(Source code of charts)
※ ※ ※
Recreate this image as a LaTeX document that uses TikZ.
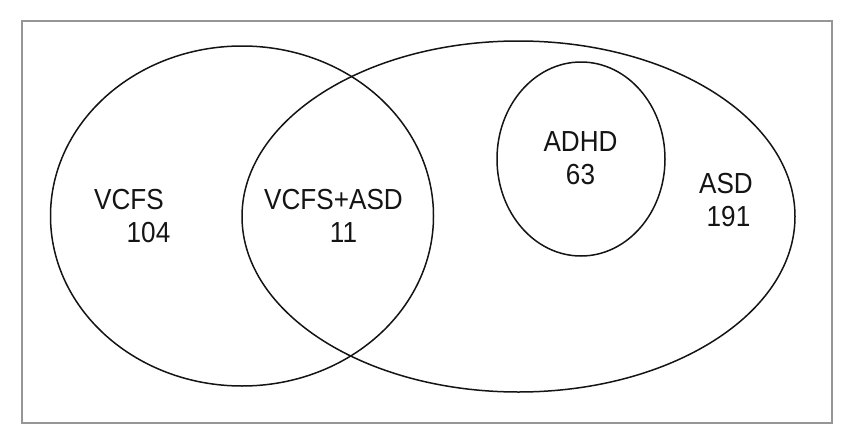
\documentclass[tikz,border=0pt]{standalone}
\usepackage{fontspec}
\setmainfont{Liberation Sans}[FakeStretch=0.9]
\definecolor{framegray}{RGB}{150,150,150}
\definecolor{ink}{RGB}{20,20,20}
\tikzset{
  setline/.style={draw=ink, line width=1.5pt},
  lbl/.style={inner sep=0pt, anchor=center, font=\fontsize{29}{34}\selectfont, text=ink},
}
\begin{document}
\begin{tikzpicture}[x=1pt,y=-1pt]
\useasboundingbox (0,0) rectangle (852,442);
\draw[draw=framegray, line width=2pt] (22,21) rectangle (832,423);
\coordinate (cL) at (242,216);
\coordinate (cR) at (518.5,216.5);
\coordinate (cA) at (581,159);
\draw[setline] (cL) ellipse [x radius=191.5pt, y radius=170pt];
\draw[setline] (cR) ellipse [x radius=276.5pt, y radius=175.5pt];
\draw[setline] (cA) ellipse [x radius=84pt, y radius=97pt];
\node[lbl] (vcfs) at (129,199.8) {VCFS};
\node[lbl] (vcfsn) at (148.5,232.8) {104};
\node[lbl] (both) at (333.5,199.8) {VCFS+ASD};
\node[lbl] (bothn) at (343.5,232.8) {11};
\node[lbl] (adhd) at (580.5,142) {ADHD};
\node[lbl] (adhdn) at (580.5,175) {63};
\node[lbl] (asd) at (726,184) {ASD};
\node[lbl] (asdn) at (728.5,217) {191};
\end{tikzpicture}
\end{document}
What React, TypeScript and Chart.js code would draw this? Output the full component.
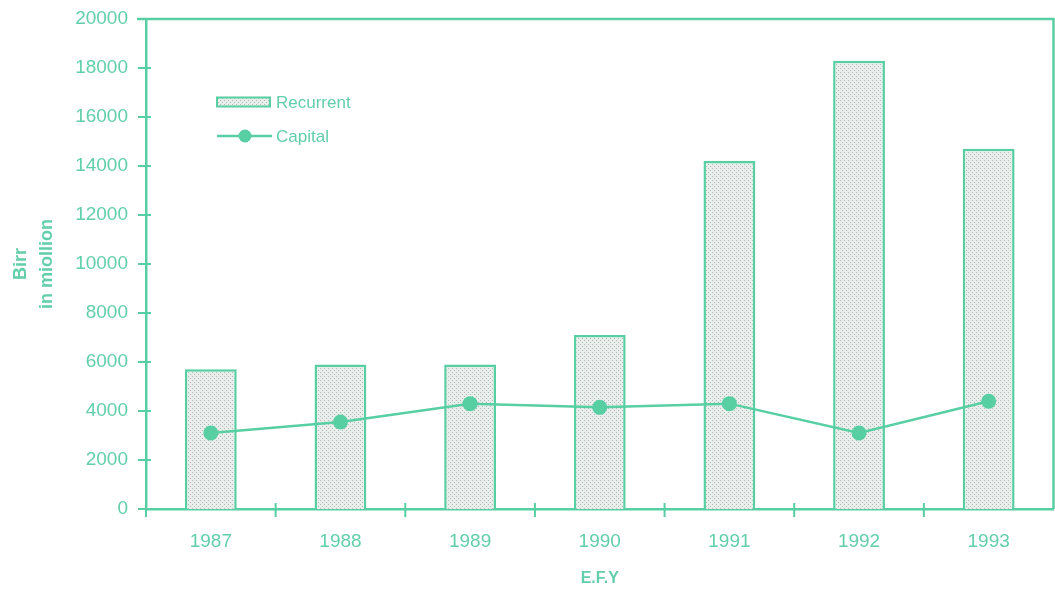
※ ※ ※
Aim: Output the data above without changes, apart from leaving out the pictures.

Solved problem:
Recreate this image as a LaTeX document that uses TikZ.
\documentclass[tikz,border=0pt]{standalone}
\usepackage{fontspec}
\setmainfont{Liberation Sans}[FakeStretch=0.9]
\definecolor{framegray}{RGB}{150,150,150}
\definecolor{ink}{RGB}{20,20,20}
\tikzset{
  setline/.style={draw=ink, line width=1.5pt},
  lbl/.style={inner sep=0pt, anchor=center, font=\fontsize{29}{34}\selectfont, text=ink},
}
\begin{document}
\begin{tikzpicture}[x=1pt,y=-1pt]
\useasboundingbox (0,0) rectangle (852,442);
\draw[draw=framegray, line width=2pt] (22,21) rectangle (832,423);
\coordinate (cL) at (242,216);
\coordinate (cR) at (518.5,216.5);
\coordinate (cA) at (581,159);
\draw[setline] (cL) ellipse [x radius=191.5pt, y radius=170pt];
\draw[setline] (cR) ellipse [x radius=276.5pt, y radius=175.5pt];
\draw[setline] (cA) ellipse [x radius=84pt, y radius=97pt];
\node[lbl] (vcfs) at (129,199.8) {VCFS};
\node[lbl] (vcfsn) at (148.5,232.8) {104};
\node[lbl] (both) at (333.5,199.8) {VCFS+ASD};
\node[lbl] (bothn) at (343.5,232.8) {11};
\node[lbl] (adhd) at (580.5,142) {ADHD};
\node[lbl] (adhdn) at (580.5,175) {63};
\node[lbl] (asd) at (726,184) {ASD};
\node[lbl] (asdn) at (728.5,217) {191};
\end{tikzpicture}
\end{document}
What React, TypeScript and Chart.js code would draw this? Output the full component.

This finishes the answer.